After we had all of our ideas on the table, we decided to go with weighting by tag idea. Then I started doing some research on the Internet and found two documents;
Using the Structure of HTML Documents to Improve Retrieval and Semantic-Sensitive Web Information Retrieval Model for HTML Documents that looked promising. Their idea is to organize certain html tags into classes and weight them according to a hierarchy. In other words, if a term was found in an A (anchor) tag, then it does not matter if the term is found in any other tag. Using the Structure of HTML Documents to Improve Retrieval mentioned that it used 6 classes of html tags. The first class contains only the A (anchor) tag. The second class contains the H1 and H2 heading tags. The third class contains the H3, H4, H5 and H6 heading tags. The fourth class contains the text emphasizing and list tags. They are STRONG, B, EM, I, U, DL, OL and UL tags. The fifth class contains the TITLE tag and the sixth class is everything else. Terms that fall through to the sixth class gets no additional weight.

Now that we know how we planned on weighting the terms, we will get into what the weighting algorithm will do to get the new weight. Instead of having a hierarchy like in the paper Using the Structure of HTML Documents to Improve Retrieval, all class occurrences will be counted. That is if the term is in an anchor tag and a heading tag, they will both be counted. Furthermore, the weight of each tag will be multiplied by its term frequencies in that tag and added up. In other words, the weight of a term is the sum of all weights multiplied by its respective frequency in that tag. Lastly, we needed to consider the efficiency of this algorithm. Dr. Pollett made it clear that the current algorithm is pretty slow and my weighting algorithm should not slow it down any more than it needs to.

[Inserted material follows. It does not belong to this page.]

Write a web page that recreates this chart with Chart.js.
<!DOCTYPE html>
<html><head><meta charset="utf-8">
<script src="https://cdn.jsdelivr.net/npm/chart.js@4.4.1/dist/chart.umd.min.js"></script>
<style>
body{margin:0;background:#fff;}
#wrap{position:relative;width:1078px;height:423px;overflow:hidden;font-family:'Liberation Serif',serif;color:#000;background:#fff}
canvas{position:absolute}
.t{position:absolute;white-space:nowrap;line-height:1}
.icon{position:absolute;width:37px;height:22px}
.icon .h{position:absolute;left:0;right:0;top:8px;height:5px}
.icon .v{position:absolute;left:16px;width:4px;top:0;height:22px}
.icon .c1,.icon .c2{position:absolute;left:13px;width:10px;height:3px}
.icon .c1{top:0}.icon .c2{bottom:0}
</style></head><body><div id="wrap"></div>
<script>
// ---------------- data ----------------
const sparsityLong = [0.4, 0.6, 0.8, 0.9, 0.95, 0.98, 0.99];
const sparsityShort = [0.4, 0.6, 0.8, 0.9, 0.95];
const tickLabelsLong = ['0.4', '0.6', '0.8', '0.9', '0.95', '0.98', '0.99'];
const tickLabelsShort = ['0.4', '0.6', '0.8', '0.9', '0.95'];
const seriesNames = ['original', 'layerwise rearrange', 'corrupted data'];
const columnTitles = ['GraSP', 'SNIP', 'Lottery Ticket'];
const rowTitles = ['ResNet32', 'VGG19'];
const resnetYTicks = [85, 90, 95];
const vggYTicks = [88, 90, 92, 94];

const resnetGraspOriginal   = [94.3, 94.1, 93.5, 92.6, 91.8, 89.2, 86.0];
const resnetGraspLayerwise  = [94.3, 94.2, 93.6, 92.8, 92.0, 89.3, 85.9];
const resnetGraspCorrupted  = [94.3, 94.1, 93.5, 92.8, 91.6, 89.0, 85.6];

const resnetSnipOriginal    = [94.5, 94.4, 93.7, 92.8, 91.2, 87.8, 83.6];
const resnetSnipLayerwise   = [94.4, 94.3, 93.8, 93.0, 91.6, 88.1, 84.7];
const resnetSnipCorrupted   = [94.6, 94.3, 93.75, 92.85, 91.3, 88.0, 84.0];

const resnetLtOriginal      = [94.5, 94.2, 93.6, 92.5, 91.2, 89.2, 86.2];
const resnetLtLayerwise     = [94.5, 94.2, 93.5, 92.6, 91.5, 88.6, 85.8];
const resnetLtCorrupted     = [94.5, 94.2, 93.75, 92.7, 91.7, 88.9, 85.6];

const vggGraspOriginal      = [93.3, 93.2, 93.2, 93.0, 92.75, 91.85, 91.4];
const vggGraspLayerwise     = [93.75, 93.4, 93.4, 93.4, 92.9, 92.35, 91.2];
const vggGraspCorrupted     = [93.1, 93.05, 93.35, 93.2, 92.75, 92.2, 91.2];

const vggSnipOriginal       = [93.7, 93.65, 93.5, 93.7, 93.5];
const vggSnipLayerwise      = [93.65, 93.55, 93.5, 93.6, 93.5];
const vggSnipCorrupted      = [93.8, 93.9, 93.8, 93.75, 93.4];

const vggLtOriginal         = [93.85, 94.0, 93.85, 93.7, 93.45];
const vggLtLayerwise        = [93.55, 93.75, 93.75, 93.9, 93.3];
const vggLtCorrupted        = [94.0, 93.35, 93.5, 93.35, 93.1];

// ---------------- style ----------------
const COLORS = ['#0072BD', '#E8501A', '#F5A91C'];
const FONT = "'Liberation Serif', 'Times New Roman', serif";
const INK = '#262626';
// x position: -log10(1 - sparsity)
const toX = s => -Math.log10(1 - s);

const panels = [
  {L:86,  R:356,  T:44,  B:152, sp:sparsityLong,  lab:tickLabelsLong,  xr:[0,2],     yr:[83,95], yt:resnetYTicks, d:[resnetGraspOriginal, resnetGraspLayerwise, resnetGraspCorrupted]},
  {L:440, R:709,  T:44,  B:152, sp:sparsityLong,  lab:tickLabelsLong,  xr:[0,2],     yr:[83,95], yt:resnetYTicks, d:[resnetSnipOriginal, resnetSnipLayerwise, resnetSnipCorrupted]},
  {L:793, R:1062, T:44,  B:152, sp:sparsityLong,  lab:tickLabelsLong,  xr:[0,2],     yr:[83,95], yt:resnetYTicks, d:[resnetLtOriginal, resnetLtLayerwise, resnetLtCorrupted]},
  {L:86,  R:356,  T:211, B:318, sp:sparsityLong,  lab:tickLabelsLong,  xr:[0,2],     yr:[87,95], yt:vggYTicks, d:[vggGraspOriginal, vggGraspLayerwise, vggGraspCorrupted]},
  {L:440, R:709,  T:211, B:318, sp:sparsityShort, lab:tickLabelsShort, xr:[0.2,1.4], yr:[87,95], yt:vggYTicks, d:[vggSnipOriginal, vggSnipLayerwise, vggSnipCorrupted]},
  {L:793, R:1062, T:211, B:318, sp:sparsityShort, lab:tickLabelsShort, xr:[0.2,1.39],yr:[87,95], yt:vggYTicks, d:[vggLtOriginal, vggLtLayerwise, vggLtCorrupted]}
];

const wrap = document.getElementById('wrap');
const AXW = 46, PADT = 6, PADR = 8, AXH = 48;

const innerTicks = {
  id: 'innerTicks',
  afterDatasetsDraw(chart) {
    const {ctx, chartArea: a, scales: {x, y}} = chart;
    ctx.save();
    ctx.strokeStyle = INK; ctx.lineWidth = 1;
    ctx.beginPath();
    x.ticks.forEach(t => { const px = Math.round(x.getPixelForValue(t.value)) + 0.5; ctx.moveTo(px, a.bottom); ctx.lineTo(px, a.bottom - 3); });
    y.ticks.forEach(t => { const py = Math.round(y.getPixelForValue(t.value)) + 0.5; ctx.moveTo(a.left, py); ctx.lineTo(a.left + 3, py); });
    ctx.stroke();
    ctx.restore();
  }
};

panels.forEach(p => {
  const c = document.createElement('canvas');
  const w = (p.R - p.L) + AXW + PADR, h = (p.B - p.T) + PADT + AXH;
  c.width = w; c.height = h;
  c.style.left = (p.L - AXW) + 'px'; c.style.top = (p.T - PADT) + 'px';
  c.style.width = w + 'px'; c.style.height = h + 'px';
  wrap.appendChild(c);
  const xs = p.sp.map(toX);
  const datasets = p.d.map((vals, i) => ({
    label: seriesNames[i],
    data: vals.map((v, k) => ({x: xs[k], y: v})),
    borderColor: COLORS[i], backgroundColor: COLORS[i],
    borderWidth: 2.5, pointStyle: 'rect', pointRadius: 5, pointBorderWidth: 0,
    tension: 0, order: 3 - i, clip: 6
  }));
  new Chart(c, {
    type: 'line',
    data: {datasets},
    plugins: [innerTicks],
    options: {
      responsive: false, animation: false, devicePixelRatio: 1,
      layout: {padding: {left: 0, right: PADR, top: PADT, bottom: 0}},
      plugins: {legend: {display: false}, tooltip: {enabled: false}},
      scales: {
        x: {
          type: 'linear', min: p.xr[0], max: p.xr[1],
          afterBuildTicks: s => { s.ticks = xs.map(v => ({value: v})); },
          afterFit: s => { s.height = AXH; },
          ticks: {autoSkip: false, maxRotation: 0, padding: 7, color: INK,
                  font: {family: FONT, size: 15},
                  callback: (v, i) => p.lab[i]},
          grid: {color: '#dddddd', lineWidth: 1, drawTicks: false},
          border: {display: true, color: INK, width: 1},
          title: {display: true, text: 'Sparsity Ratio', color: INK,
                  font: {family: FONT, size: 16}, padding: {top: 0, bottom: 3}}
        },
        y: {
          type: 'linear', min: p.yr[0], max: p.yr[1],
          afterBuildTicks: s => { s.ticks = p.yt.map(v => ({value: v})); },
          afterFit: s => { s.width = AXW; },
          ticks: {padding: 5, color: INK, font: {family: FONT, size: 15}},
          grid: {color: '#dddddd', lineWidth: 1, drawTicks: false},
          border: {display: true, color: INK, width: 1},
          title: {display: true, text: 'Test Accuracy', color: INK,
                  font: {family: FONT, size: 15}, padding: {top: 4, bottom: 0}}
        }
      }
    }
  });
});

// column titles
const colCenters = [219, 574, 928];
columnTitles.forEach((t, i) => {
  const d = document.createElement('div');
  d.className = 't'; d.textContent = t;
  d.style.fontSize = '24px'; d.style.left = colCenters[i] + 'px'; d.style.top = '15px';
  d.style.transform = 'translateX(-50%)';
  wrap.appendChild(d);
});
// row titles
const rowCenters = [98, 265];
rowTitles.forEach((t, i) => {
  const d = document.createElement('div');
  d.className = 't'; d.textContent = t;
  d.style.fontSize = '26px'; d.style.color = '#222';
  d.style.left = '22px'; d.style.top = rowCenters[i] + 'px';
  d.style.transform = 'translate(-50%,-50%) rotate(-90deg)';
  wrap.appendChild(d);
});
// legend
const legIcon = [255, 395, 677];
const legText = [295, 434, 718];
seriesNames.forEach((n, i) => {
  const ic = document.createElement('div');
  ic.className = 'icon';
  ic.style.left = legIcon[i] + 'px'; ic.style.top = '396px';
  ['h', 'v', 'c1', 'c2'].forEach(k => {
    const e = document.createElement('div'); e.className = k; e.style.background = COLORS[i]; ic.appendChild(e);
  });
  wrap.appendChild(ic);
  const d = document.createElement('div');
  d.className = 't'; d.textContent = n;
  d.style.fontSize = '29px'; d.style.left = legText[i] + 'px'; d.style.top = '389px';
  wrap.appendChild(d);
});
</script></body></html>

At this point I had my marching orders and began coding the weighting algorithm. Since this method would probably be shared amongst many summarizers, I decided to reorganize the code first. I created a folder to hold the summarizers under the lib folder. Then I took the basic summarizer in-lined code and put it in its own file called scrape_summarizer.php and added it to the summarizer folder. I moved the graph-based and centroid-based summarizer to the summarizer folder also. Next, I created a summarizer.php file in the summarizer folder to be the base summarizer for all of the summarizers and added the base addition weight method. After that I modified the two summarizers to extend from the base summarizer and updated the code files that referenced the summarizers in their old location.

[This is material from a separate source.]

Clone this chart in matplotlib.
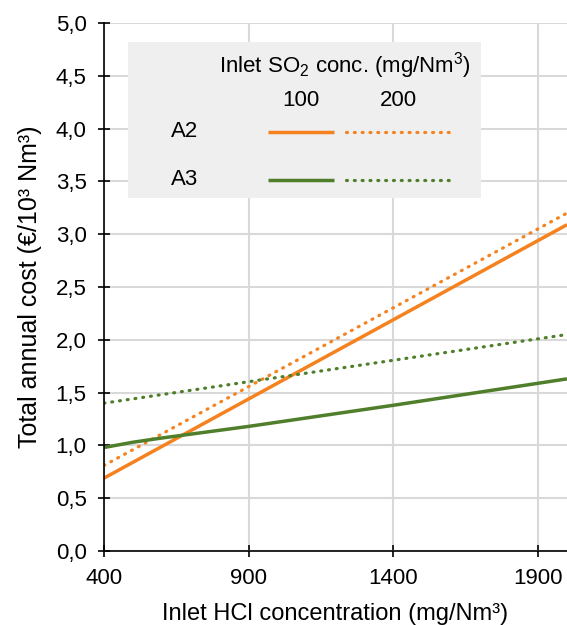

After reorganizing the code, I finally started writing the code for the additional weighting algorithm. Although I have used regular expressions for some time, I struggled with them in this implementation. It took a couple of weekly meetings before we had it nailed down. The problems were stemming from the regular expressions ability to count multiple occurrences of the same term in a tag. We decided to take a performance hit for quality results. After the regular expression found a match, the substr_count() method would be used to count the term frequencies in that tag. In order to prove my code would perform correctly, I wrote unit tests. The unit tests prove invaluable. The unit tests uncovered a few bugs within my code. I was able to fix the bugs and get all of the test to pass. I wrote code that would set all of the weights to 1 and feed it a regular expression. I tested each case and put the code back to the way it found it.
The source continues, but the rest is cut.